Como diz Woolf em "Um Quarto só Seu": 

"O que nos faz falta, pensei — e porque não há-de uma qualquer estudante brilhante de Newnham ou Girton fornecê-la — é uma grande quantidade de informação; com que idade se casava; quantos filhos tinha em média, como era a casa dela; tinha um quarto só seu; cozinhava; era provável que tivesse uma criada? Todos estes factos jazem algures, presumivelmente, nos registos das paróquias e nos livros de contas; a vida da mulher isabelina média estará dispersa algures, pudesse alguém coligi-la e fazer um livro com ela." (1928:66)

E reforça, mais no final, assim: 

"E temos também a rapariga atrás do balcão — mais depressa queria conhecer a sua história verdadeira do que a centésima quinquagésima biografia de Napoleão" (1928:135)

Alba Céspedes (1911-1997) era filha do Embaixador de Cuba em Itália, neta do primeiro presidente de Cuba. Lutou contra o fascismo, foi presa duas vezes, e lutou pela emancipação da mulher. (Imagem do artigo do NYT, 13 janeiro 2023). 

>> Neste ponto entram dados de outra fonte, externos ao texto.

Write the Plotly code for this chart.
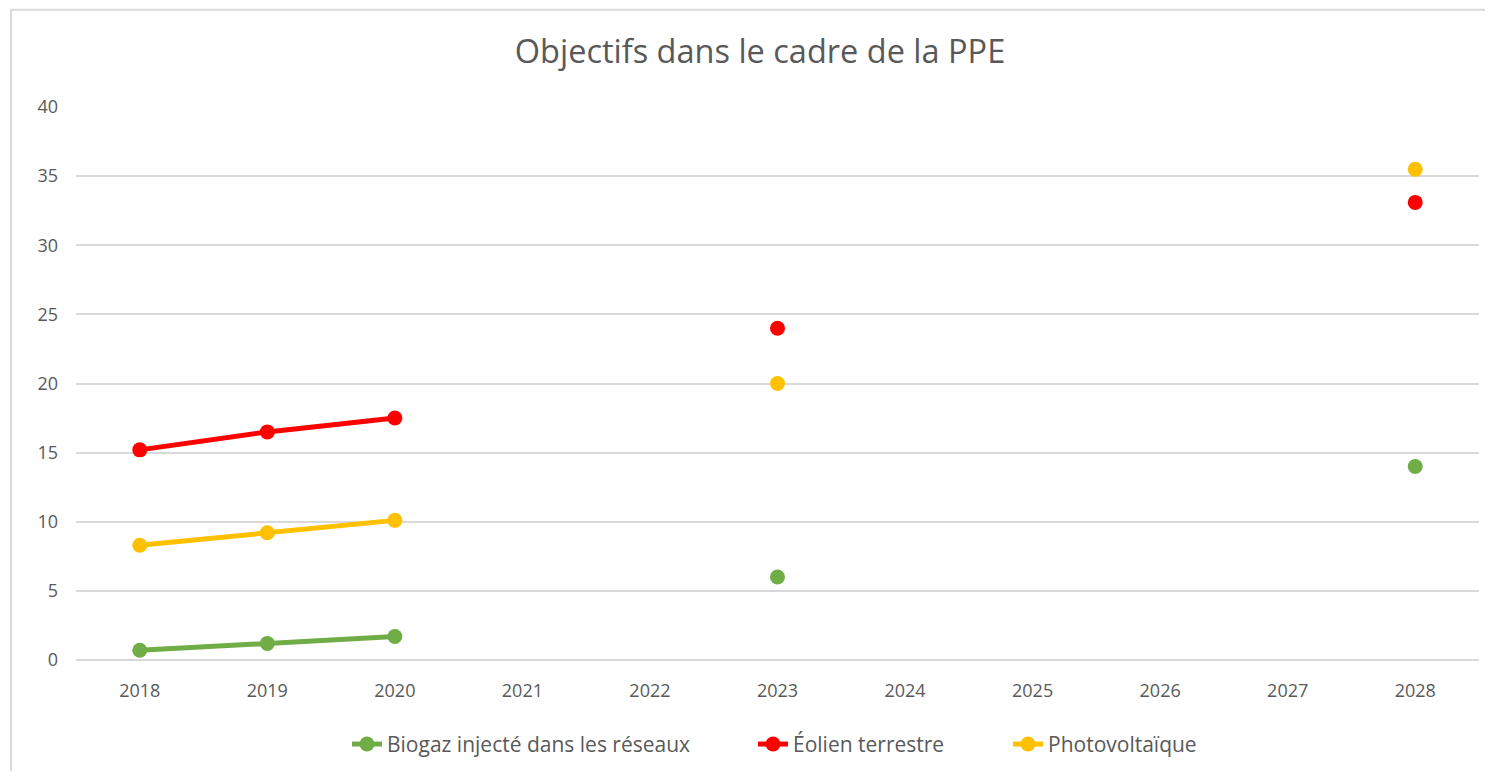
import plotly.graph_objects as go

years = ["2018", "2019", "2020", "2021", "2022", "2023", "2024", "2025", "2026", "2027", "2028"]
biogaz = [0.7, 1.2, 1.7, None, None, 6.0, None, None, None, None, 14.0]
eolien = [15.2, 16.5, 17.5, None, None, 24.0, None, None, None, None, 33.1]
photo = [8.3, 9.2, 10.1, None, None, 20.0, None, None, None, None, 35.5]

series = [
    ("Biogaz injecté dans les réseaux", biogaz, "#70AD47", "legend"),
    ("Éolien terrestre", eolien, "#FF0000", "legend2"),
    ("Photovoltaïque", photo, "#FFC000", "legend3"),
]

FONT = "Open Sans"
W, H = 1477, 763
L, R, T, B = 68, 6, 99, 107
PW, PH = W - L - R, H - T - B

fig = go.Figure()
for name, vals, color, lg in series:
    fig.add_trace(go.Scatter(
        x=years, y=vals, name=name, mode="lines+markers",
        line=dict(color=color, width=5),
        marker=dict(color=color, size=15),
        connectgaps=False, legend=lg,
    ))

def px_x(fx):
    return (fx - L) / PW

leg_y = -(741 - (H - B)) / PH
text_starts = [379, 785, 1040]  # figure px where legend text begins
legends = {}
for key, ts in zip(["legend", "legend2", "legend3"], text_starts):
    legends[key] = dict(orientation="h", x=px_x(ts - 40), xanchor="left", y=leg_y,
                        yanchor="middle", bgcolor="rgba(0,0,0,0)",
                        font=dict(family=FONT, size=21, color="#595959"))

fig.update_layout(
    width=W, height=H,
    paper_bgcolor="white", plot_bgcolor="white",
    margin=dict(l=L, r=R, t=T, b=B),
    title=dict(text="Objectifs dans le cadre de la PPE", xref="paper", x=px_x(752),
               xanchor="center", y=1 - 44 / H, yanchor="middle",
               font=dict(family=FONT, size=32.5, color="#595959")),
    font=dict(family=FONT, size=18, color="#595959"),
    showlegend=True,
    **legends,
)
fig.update_xaxes(type="category", range=[-0.5, 10.5], showgrid=False, showline=False, ticks="",
                 ticklabelstandoff=18, tickfont=dict(size=18, color="#595959"),
                 fixedrange=True)
fig.update_yaxes(range=[0, 40], dtick=5, showgrid=True, gridcolor="#D9D9D9", gridwidth=2,
                 zeroline=True, zerolinecolor="#D9D9D9", zerolinewidth=2,
                 showline=False, ticks="", ticklabelstandoff=17,
                 tickfont=dict(size=18, color="#595959"))
fig.add_shape(type="rect", xref="paper", yref="paper",
              x0=-(L - 3) / PW, x1=1 + (R + 20) / PW, y0=-(B + 20) / PH, y1=1 + (T - 1) / PH,
              line=dict(color="#D9D9D9", width=2), fillcolor="rgba(0,0,0,0)", layer="below")

fig.write_html("out.html")
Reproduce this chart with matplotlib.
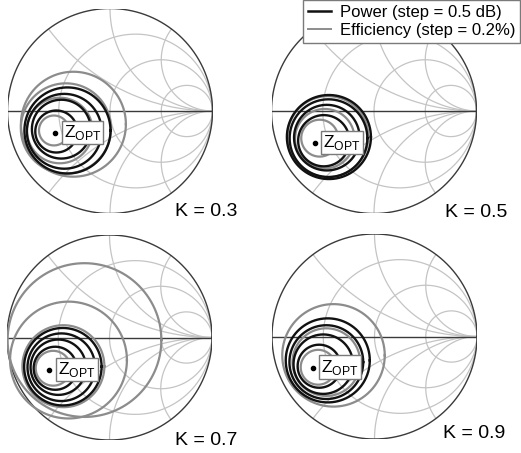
import numpy as np
import matplotlib
matplotlib.use("Agg")
import matplotlib.pyplot as plt
from matplotlib.lines import Line2D

plt.rcParams['font.family'] = ['Liberation Sans', 'DejaVu Sans']
plt.rcParams['mathtext.fontset'] = 'custom'
plt.rcParams['mathtext.rm'] = 'Liberation Sans'

# Smith chart grid values
grid_resistance = [1 / 3, 1.0, 3.0]
grid_reactance = [0.5, 1.0, 2.0]

# Stability factor of each panel
k_values = [0.3, 0.5, 0.7, 0.9]

# Optimum load (reflection coefficient, real / imag) per panel
zopt_re = [-0.535, -0.58, -0.587, -0.604]
zopt_im = [-0.217, -0.31, -0.317, -0.303]

# Contours as circles in the reflection plane: (centre re, centre im, radius)
power_k03 = [(-0.415, -0.19, 0.42), (-0.446, -0.198, 0.365), (-0.475, -0.177, 0.287), (-0.524, -0.2, 0.205)]
eff_k03 = [(-0.357, -0.129, 0.512), (-0.43, -0.17, 0.44), (-0.49, -0.19, 0.32), (-0.547, -0.19, 0.146)]

power_k05 = [(-0.44, -0.254, 0.41), (-0.444, -0.265, 0.379), (-0.46, -0.26, 0.32), (-0.49, -0.29, 0.25)]
eff_k05 = [(-0.45, -0.25, 0.395), (-0.48, -0.27, 0.29), (-0.53, -0.265, 0.18)]

power_k07 = [(-0.455, -0.285, 0.378), (-0.47, -0.29, 0.33), (-0.5, -0.29, 0.27), (-0.53, -0.3, 0.21)]
eff_k07 = [(-0.244, -0.025, 0.75), (-0.40, -0.22, 0.57), (-0.45, -0.28, 0.40), (-0.55, -0.3, 0.17)]

power_k09 = [(-0.456, -0.233, 0.41), (-0.47, -0.25, 0.36), (-0.5, -0.27, 0.29), (-0.54, -0.29, 0.21)]
eff_k09 = [(-0.4, -0.184, 0.50), (-0.47, -0.25, 0.33), (-0.55, -0.3, 0.17)]

power_sets = [power_k03, power_k05, power_k07, power_k09]
eff_sets = [eff_k03, eff_k05, eff_k07, eff_k09]

W, H = 521, 453
fig = plt.figure(figsize=(W / 100, H / 100), dpi=100)

# panel centres in pixels (from top-left) and chart radius
centres = [(110, 111), (374, 111), (109.5, 337.5), (374.5, 336.5)]
R = 102.5
label_pos = [(237, 216), (507, 217), (237, 445), (505, 438)]

GRID_C = '#c4c4c4'
EDGE_C = '#3a3a3a'
POWER_C = '#111111'
EFF_C = '#8c8c8c'

t = np.linspace(0, 2 * np.pi, 721)


def draw_grid(ax):
    for r in grid_resistance:
        c, rad = r / (1 + r), 1 / (1 + r)
        ax.plot(c + rad * np.cos(t), rad * np.sin(t), color=GRID_C, lw=0.9, zorder=1)
    for x in grid_reactance:
        for s in (1, -1):
            cy, rad = s / x, 1 / x
            px = 1 + rad * np.cos(t)
            py = cy + rad * np.sin(t)
            inside = px ** 2 + py ** 2 <= 1.0 + 1e-9
            px = np.where(inside, px, np.nan)
            py = np.where(inside, py, np.nan)
            ax.plot(px, py, color=GRID_C, lw=0.9, zorder=1)
    ax.plot(np.cos(t), np.sin(t), color=EDGE_C, lw=1.0, zorder=2)
    ax.plot([-1, 1], [0, 0], color=EDGE_C, lw=1.0, zorder=2)


for i, k in enumerate(k_values):
    cx, cy = centres[i]
    ax = fig.add_axes([(cx - R) / W, (H - cy - R) / H, 2 * R / W, 2 * R / H])
    ax.set_xlim(-1, 1)
    ax.set_ylim(-1, 1)
    ax.axis('off')
    draw_grid(ax)
    for (u, v, rho) in eff_sets[i]:
        ax.plot(u + rho * np.cos(t), v + rho * np.sin(t), color=EFF_C, lw=1.6, zorder=3)
    for (u, v, rho) in power_sets[i]:
        ax.plot(u + rho * np.cos(t), v + rho * np.sin(t), color=POWER_C, lw=1.7, zorder=4)
    ax.plot(zopt_re[i], zopt_im[i], marker='o', ms=3.0, color='black', zorder=6)
    ax.text(zopt_re[i] + 0.085, zopt_im[i] + 0.005, r'Z$_{\mathregular{OPT}}$', fontsize=12.5,
            ha='left', va='center', zorder=7,
            bbox=dict(boxstyle='square,pad=0.12', fc='white', ec='#7a7a7a', lw=1.0))
    lx, ly = label_pos[i]
    fig.text(lx / W, 1 - ly / H, f'K = {k}', fontsize=14, ha='right', va='baseline')

handles = [Line2D([], [], color=POWER_C, lw=1.8), Line2D([], [], color=EFF_C, lw=1.4)]
leg = fig.legend(handles, ['Power (step = 0.5 dB)', 'Efficiency (step = 0.2%)'],
                 loc='upper right', bbox_to_anchor=(520 / W, 1.0), fontsize=12,
                 frameon=True, fancybox=False, edgecolor='#7a7a7a', framealpha=1,
                 handlelength=1.4, handletextpad=0.5, borderpad=0.3, labelspacing=0.2,
                 borderaxespad=0.0)
leg.get_frame().set_linewidth(1.0)
leg.set_zorder(10)

fig.savefig('out.png', dpi=100)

É exatamente isto que Céspedes constrói em "Caderno Proibido" a história de uma mulher comum, o seu dia-a-dia, confrontada com o seu pensamento interior, ou seja, não apenas o que faz e como vive, mas principalmente a sua consciência do que faz e como vive. Ou seja, não é um relato descritivo do modo como vivia a mulher em 1950, mas é um relato sobre o modo como se via a mulher comum a si mesma em 1950. Este relato abre um manancial tremendo de possibilidades de inferências sobre as pressões e espartilhos sociais da época, daí um retrato impressivo psico-social. 

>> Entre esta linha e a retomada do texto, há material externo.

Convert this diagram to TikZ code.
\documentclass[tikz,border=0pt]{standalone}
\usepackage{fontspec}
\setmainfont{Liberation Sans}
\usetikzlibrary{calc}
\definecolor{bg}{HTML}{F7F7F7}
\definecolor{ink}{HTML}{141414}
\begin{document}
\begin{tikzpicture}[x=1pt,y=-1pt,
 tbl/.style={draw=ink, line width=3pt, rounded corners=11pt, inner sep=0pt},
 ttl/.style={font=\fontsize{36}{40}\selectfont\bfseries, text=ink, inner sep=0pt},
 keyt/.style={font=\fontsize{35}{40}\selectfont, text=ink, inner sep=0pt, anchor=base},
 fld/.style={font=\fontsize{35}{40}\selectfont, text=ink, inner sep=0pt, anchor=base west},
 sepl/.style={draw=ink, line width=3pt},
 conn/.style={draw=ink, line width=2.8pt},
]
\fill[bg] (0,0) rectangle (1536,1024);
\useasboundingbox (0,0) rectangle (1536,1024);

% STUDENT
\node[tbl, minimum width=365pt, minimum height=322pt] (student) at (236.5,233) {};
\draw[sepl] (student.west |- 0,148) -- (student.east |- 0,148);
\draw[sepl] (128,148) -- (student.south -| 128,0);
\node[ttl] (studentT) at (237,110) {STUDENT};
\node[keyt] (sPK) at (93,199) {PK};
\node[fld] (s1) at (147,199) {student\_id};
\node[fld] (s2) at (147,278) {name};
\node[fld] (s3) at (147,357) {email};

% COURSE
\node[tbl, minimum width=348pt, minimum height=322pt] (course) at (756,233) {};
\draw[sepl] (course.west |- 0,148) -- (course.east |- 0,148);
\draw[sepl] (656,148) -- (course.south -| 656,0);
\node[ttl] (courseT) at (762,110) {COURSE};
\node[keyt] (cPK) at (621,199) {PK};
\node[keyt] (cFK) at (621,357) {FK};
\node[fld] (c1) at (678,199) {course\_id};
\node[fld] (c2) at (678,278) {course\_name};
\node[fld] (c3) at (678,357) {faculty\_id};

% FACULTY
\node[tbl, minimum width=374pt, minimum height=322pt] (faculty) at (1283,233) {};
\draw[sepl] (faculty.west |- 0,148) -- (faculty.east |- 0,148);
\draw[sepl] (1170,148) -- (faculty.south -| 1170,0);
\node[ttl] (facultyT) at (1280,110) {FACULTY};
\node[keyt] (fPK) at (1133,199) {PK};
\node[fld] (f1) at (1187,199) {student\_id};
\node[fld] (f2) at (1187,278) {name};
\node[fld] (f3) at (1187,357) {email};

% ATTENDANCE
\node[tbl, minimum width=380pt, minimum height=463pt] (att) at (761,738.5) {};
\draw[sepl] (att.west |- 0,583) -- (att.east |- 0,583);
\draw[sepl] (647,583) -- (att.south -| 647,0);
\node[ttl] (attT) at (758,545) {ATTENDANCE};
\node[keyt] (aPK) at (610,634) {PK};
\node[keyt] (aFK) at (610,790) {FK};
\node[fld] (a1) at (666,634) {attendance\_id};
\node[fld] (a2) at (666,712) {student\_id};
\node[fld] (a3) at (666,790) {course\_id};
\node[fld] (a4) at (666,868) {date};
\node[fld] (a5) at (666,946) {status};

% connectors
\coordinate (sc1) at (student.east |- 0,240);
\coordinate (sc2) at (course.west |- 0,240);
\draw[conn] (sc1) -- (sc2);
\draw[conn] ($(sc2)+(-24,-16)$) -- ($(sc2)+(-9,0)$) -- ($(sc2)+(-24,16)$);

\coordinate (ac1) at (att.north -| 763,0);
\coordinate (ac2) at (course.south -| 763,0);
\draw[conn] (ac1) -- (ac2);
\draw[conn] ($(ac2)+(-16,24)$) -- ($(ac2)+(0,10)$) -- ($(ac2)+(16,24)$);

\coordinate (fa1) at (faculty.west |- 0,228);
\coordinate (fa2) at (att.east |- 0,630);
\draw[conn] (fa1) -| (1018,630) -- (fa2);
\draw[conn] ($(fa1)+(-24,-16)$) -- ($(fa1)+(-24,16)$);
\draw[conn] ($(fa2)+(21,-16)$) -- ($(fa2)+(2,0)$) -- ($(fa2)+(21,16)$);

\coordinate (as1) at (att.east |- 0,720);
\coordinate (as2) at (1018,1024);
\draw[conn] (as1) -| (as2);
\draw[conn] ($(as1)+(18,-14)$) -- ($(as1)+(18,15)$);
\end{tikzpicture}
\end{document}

Repare-se que Valeria não usa o diário para se queixar da vida dura, da falta de dinheiro, da falta de respeito dos filhos, da falta de valor conferido pelo seu marido, mãe ou patrão. Ela relata tudo isso, sim, mas como factos do dia-a-dia e fá-lo com toda a teia de interdepêndencias. Não culpa, antes tece os quê e os como numa trama de ações, que permitem a quem lê compreender os porquê de cada uma dessas ações e reações. É como ver o mundo a partir do interior da mente de outra pessoa, é extasiante.

A primeira edição em inglês com tradução de Ann Goldstein, a tradutora de Elena Ferrante.

Naturalmente, sendo homem, não me consegui identificar com Valeria, e no entanto a minha Empatia com ela foi total. Posso dizer que o mais próximo que senti, em termos empáticos, foi com "Stoner" (1965) de John Williams, que dava conta também dessa vida comum, de classe média, de um professor universitário emanado de uma família de agricultores, com quem a minha identificação foi plena. No entanto, aqui a empatia aconteceu tão intensamente porque consegui ver em Valeria a minha mãe. Nascida na geração seguinte, teve ainda de lutar contra muitos desses espartilhos sociais, no entanto fê-lo também de cabeça erguida, sem perder tempo a culpar os outros ou a vida. Ainda que de origens opostas, Valeria descende da aristocracia italiana, caída em desgraça após a guerra, a minha mãe descendia de agricultores de subsistência. As duas vidas encontram-se porque Valeria soube o que era viver com muito, mas teve de partir para uma nova vida, construir todo um conjunto de novos valores sem qualquer suporte financeiro familiar. A minha mãe perdeu o pai, principal sustento da casa, com 13 anos, tendo sido obrigada a assumir o lugar dele, para sustentar os irmãos. Esse rombo, tão cedo, fez com que poucos anos depois pegasse no marido e emigrasse para fugir a uma vida de mera sobrevivência. Ambas desejaram sempre mais do que aquilo a que estavam destinadas, mas de uma forma que muito poucas vezes ousaram expressar, mesmo em privado. E quando o fizeram, ou deram a entender, nunca foi apontando o dedo a outros, nem foi refugiando-se na sua condição financeira ou de mulher, mas foi sempre num sentido construtivo, de futuro, com base num sentir, que para alguns pode parecer paradoxal, de Ambição Humilde.

Olhando para o miolo do romance, Céspedes não estava propriamente interessada em mostrar essa ambição humilde, apesar de também. O que aqui temos funciona como um grito feminino, que vai além da resposta a Woolf. Porque Valeria ganhava o seu dinheiro, conseguia oferecer um teto à sua família, mas pior do que não ter um quarto onde escrever, era ainda não se sentir livre para o fazer. O modo como ela dá conta da culpa de estar a escrever o que sentia num caderno, de o fazer às escondidas, faz do caderno proibido um dos maiores símbolos do aprisionamento da condição da mulher do século XX, o que no meu caso, permitiu "ver" todo um mundo interior da minha mãe que até hoje não tinha sequer equacionado.

Entretanto comprei todos os restantes livros de Alba Céspedes editados em Portugal nos anos 1960. Vamos ver como é a sua escrita fora deste livro em particular.